The Letters of Alciphron (second century AD) constitute one of the most attractive products of the Second Sophistic. They are fictitious compositions based on an astonishingly wide variety of circumstances, though the theme of erotic love is constantly sounded. The imagination shown by the author and his convincing realism win him a place of distinction in the early development of romantic prose. The letters, which are highly literary, owing much to the New Comedy of Menander, purport to give us a sketch of the social life of Athens in the fourth century BC. The collection is arranged in four divisions: Letters of Fishermen; Farmers; Parasites; Courtesans. Senders and addressees are mostly invented characters, but in the last section Alciphron presents us with several attempts at historical fiction, the most engaging being an exchange of letters between Menander and Glycera.

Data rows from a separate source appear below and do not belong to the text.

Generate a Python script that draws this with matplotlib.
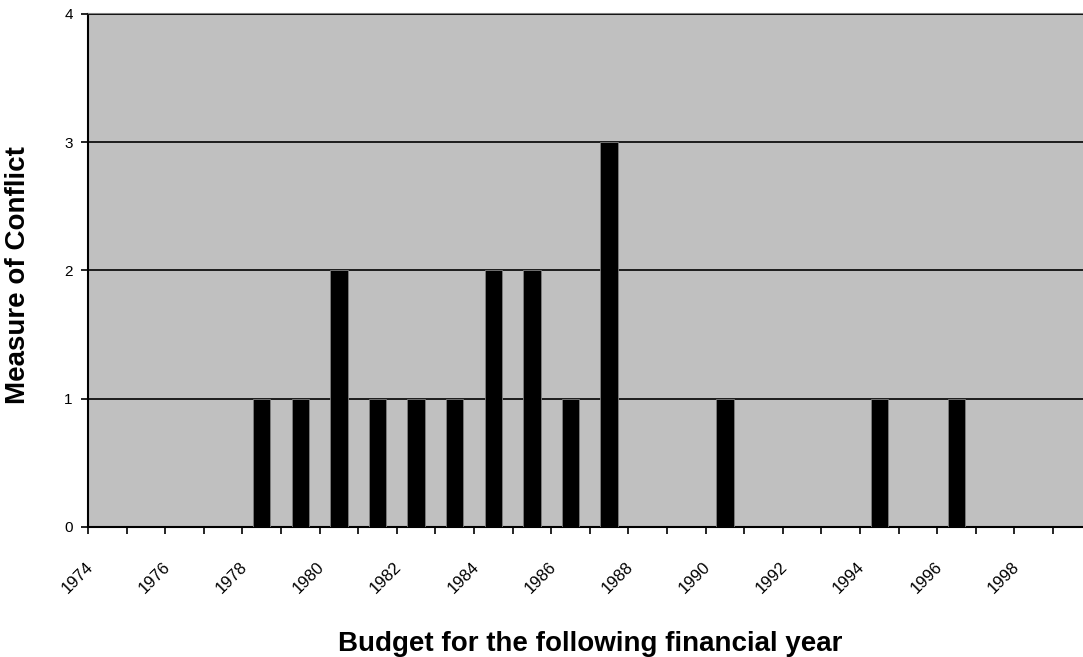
import numpy as np
import matplotlib
matplotlib.use("Agg")
import matplotlib.pyplot as plt
from matplotlib.transforms import ScaledTranslation

# === Data ===
years = list(range(1974, 2000))
conflict = [0, 0, 0, 0, 1, 1, 2, 1, 1, 1, 2, 2, 1, 3, 0, 0, 1, 0, 0, 0, 1, 0, 1, 0, 0, 0]
tick_labels = [str(y) if (y - 1974) % 2 == 0 else "" for y in years]

plt.rcParams["font.family"] = ["Liberation Sans", "DejaVu Sans"]

# === Figure ===
fig = plt.figure(figsize=(10.83, 6.57), dpi=100)
ax = fig.add_axes([0.0813, 0.198, 0.9267, 0.781])
ax.set_facecolor("#c0c0c0")

x = np.arange(len(years))
ax.bar(x + 0.5, conflict, width=0.45, color="black", edgecolor="#808080", linewidth=0.6, zorder=3)

ax.set_xlim(0, len(years))
ax.set_ylim(0, 4)
ax.set_yticks([0, 1, 2, 3, 4])
ax.yaxis.grid(True, color="black", linewidth=1.2, zorder=2)
ax.set_axisbelow(False)

# tick params first, otherwise they reset the label transforms
ax.tick_params(axis="x", length=5, width=1.2, pad=18)
ax.tick_params(axis="y", length=5, width=1.2, pad=6, labelsize=11)

ax.set_xticks(x)
ax.set_xticklabels(tick_labels, rotation=45, ha="right", va="top", fontsize=12)
shift = ScaledTranslation(5.5 / 72, 0, fig.dpi_scale_trans)
for lbl in ax.get_xticklabels():
    lbl.set_transform(lbl.get_transform() + shift)

for side in ["left", "bottom"]:
    ax.spines[side].set_color("black")
    ax.spines[side].set_linewidth(1.5)
ax.spines["top"].set_color("#808080")
ax.spines["top"].set_linewidth(1.5)
ax.spines["right"].set_visible(False)

ax.set_xlabel("Budget for the following financial year", fontsize=20, fontweight="bold", va="center")
ax.xaxis.set_label_coords(0.5, -0.228)
ax.set_ylabel("Measure of Conflict", fontsize=20, fontweight="bold", va="center")
ax.yaxis.set_label_coords(-0.07, 0.49)

plt.savefig("out.png", dpi=100)
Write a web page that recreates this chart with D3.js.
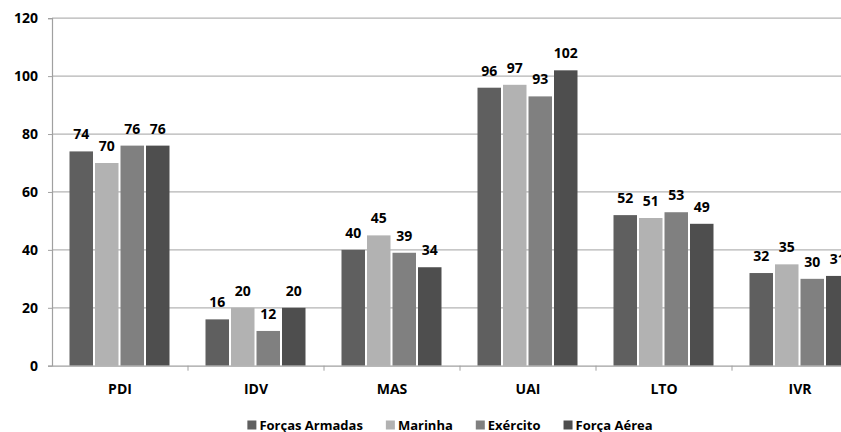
<!DOCTYPE html>
<html>
<head>
<meta charset="utf-8">
<script src="https://cdn.jsdelivr.net/npm/d3@7/dist/d3.min.js"></script>
<style>
  html, body { margin: 0; padding: 0; background: #fff; overflow: hidden; }
  svg { display: block; }
  text { font-family: "Open Sans", sans-serif; font-weight: 700; fill: #000; }
</style>
</head>
<body>
<svg id="chart" width="841" height="432"></svg>
<script>
const categories = ["PDI", "IDV", "MAS", "UAI", "LTO", "IVR"];
const seriesNames = ["Forças Armadas", "Marinha", "Exército", "Força Aérea"];
const forcasArmadas = [74, 16, 40, 96, 52, 32];
const marinha = [70, 20, 45, 97, 51, 35];
const exercito = [76, 12, 39, 93, 53, 30];
const forcaAerea = [76, 20, 34, 102, 49, 31];
const yTicks = [0, 20, 40, 60, 80, 100, 120];
const colors = ["#5f5f5f", "#b2b2b2", "#808080", "#4e4e4e"];

const seriesValues = [forcasArmadas, marinha, exercito, forcaAerea];

const svg = d3.select("#chart");
const pLeft = 52, pRight = 868, pTop = 18.2, pBottom = 365.7;

const x0 = d3.scaleBand().domain(categories).range([pLeft, pRight]).paddingInner(0).paddingOuter(0);
const x1 = d3.scaleBand().domain(seriesNames).range([17.5, x0.bandwidth() - 16.5]).padding(0);
const y = d3.scaleLinear().domain([0, 120]).range([pBottom, pTop]);

// gridlines
svg.append("g")
  .selectAll("line")
  .data(yTicks.filter(d => d > 0))
  .join("line")
  .attr("x1", pLeft).attr("x2", pRight)
  .attr("y1", d => y(d)).attr("y2", d => y(d))
  .attr("stroke", "#b4b4b4").attr("stroke-width", 1.2);

// y axis
const yAxis = svg.append("g")
  .attr("transform", `translate(${pLeft},0)`)
  .call(d3.axisLeft(y).tickValues(yTicks).tickSize(4).tickPadding(10));
yAxis.select(".domain").attr("stroke", "#a0a0a0").attr("stroke-width", 1.2);
yAxis.selectAll(".tick line").attr("stroke", "#a0a0a0");
yAxis.selectAll(".tick text")
  .attr("font-size", 14).attr("font-family", "Open Sans, sans-serif").attr("font-weight", 700).attr("fill", "#000");

// bars
const groups = svg.append("g")
  .selectAll("g")
  .data(categories)
  .join("g")
  .attr("transform", d => `translate(${x0(d)},0)`);

groups.selectAll("rect")
  .data((c, i) => seriesNames.map((s, j) => ({ s, j, v: seriesValues[j][i] })))
  .join("rect")
  .attr("x", d => x1(d.s))
  .attr("width", x1.bandwidth() - 2)
  .attr("y", d => y(d.v))
  .attr("height", d => y(0) - y(d.v))
  .attr("fill", d => colors[d.j]);

groups.selectAll("text.val")
  .data((c, i) => seriesNames.map((s, j) => ({ s, j, v: seriesValues[j][i] })))
  .join("text")
  .attr("class", "val")
  .attr("x", d => x1(d.s) + (x1.bandwidth() - 2) / 2)
  .attr("y", d => y(d.v) - 12)
  .attr("text-anchor", "middle")
  .attr("font-size", 14)
  .text(d => d.v);

// x axis
const xAxis = svg.append("g")
  .attr("transform", `translate(0,${pBottom})`)
  .call(d3.axisBottom(x0).tickSize(0).tickPadding(18));
xAxis.select(".domain").attr("stroke", "#a0a0a0").attr("stroke-width", 1.2);
xAxis.selectAll(".tick text")
  .attr("font-size", 14).attr("font-family", "Open Sans, sans-serif").attr("font-weight", 700).attr("fill", "#000");
// boundary tick marks
svg.append("g")
  .selectAll("line")
  .data(categories.slice(1))
  .join("line")
  .attr("x1", d => x0(d)).attr("x2", d => x0(d))
  .attr("y1", pBottom).attr("y2", pBottom + 5)
  .attr("stroke", "#a0a0a0");

// legend
const legend = svg.append("g");
const items = legend.selectAll("g").data(seriesNames).join("g");
items.append("rect").attr("width", 9).attr("height", 9).attr("y", -9).attr("fill", (d, i) => colors[i]);
items.append("text").attr("x", 12).attr("y", 0).attr("font-size", 13).text(d => d);
let xpos = 0;
items.each(function() {
  const w = 12 + d3.select(this).select("text").node().getComputedTextLength();
  d3.select(this).attr("transform", `translate(${xpos},0)`);
  xpos += w + 23;
});
const totalW = xpos - 23;
legend.attr("transform", `translate(${450 - totalW / 2},429.5)`);
</script>
</body>
</html>
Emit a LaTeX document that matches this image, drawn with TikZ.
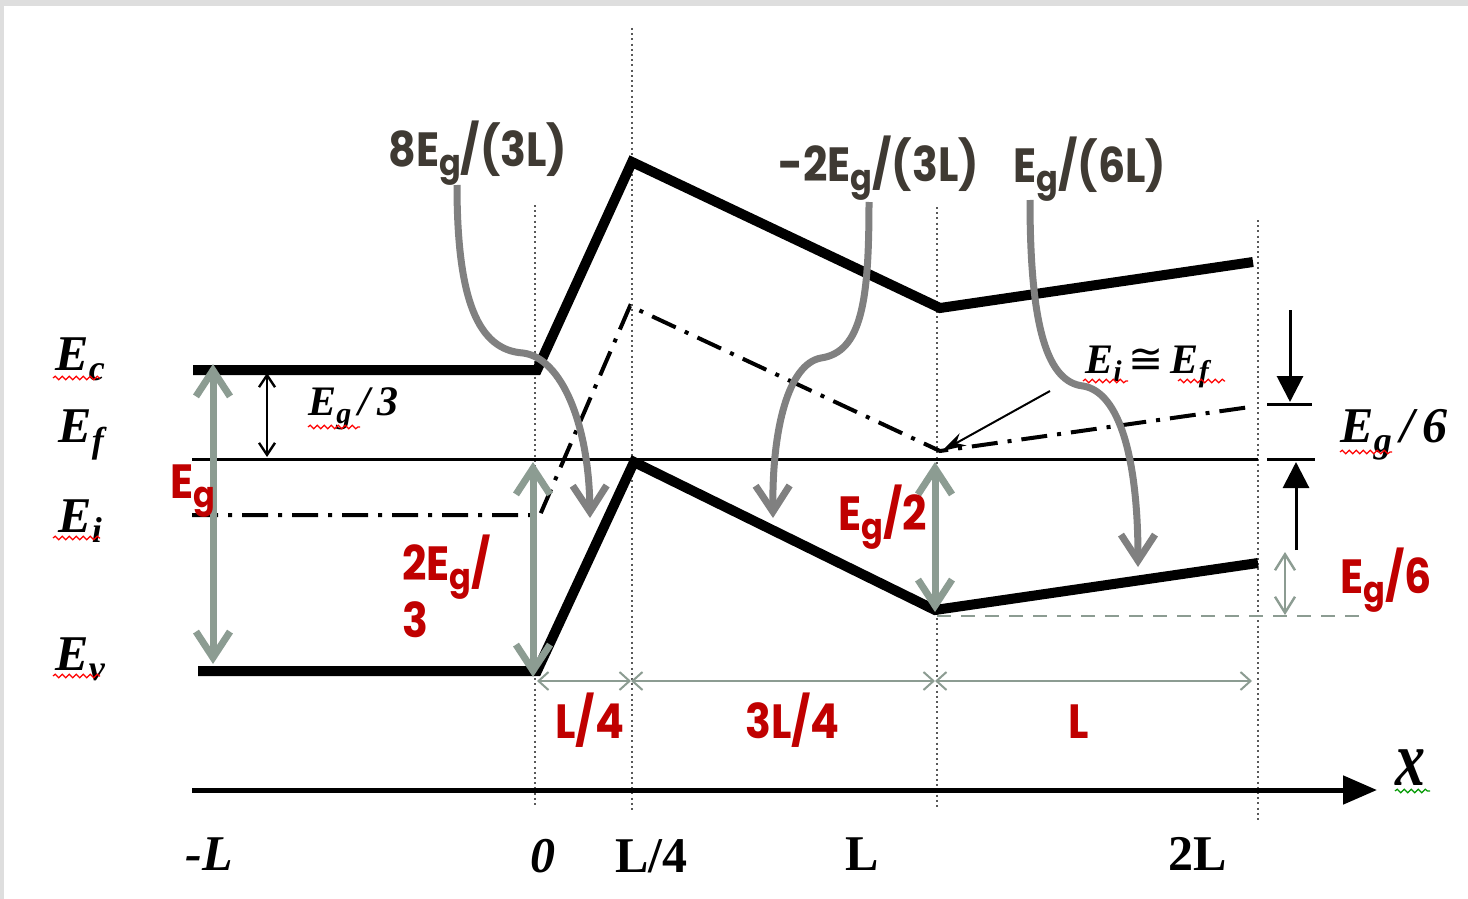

This volume also includes twenty Letters of Farmers ascribed to Aelian (ca. AD 170–235) and a collection of seventy-three Erotic Epistles of Philostratus (probably Flavius of that name, also born ca. AD 170). In style and subject matter these resemble those of Alciphron, by whom they may have been influenced.

Allen Rogers Benner (1870–1940) was Professor of Greek at Phillips Academy, Andover. Francis Howard Fobes (1881–1957) was Professor of Latin at Amherst College.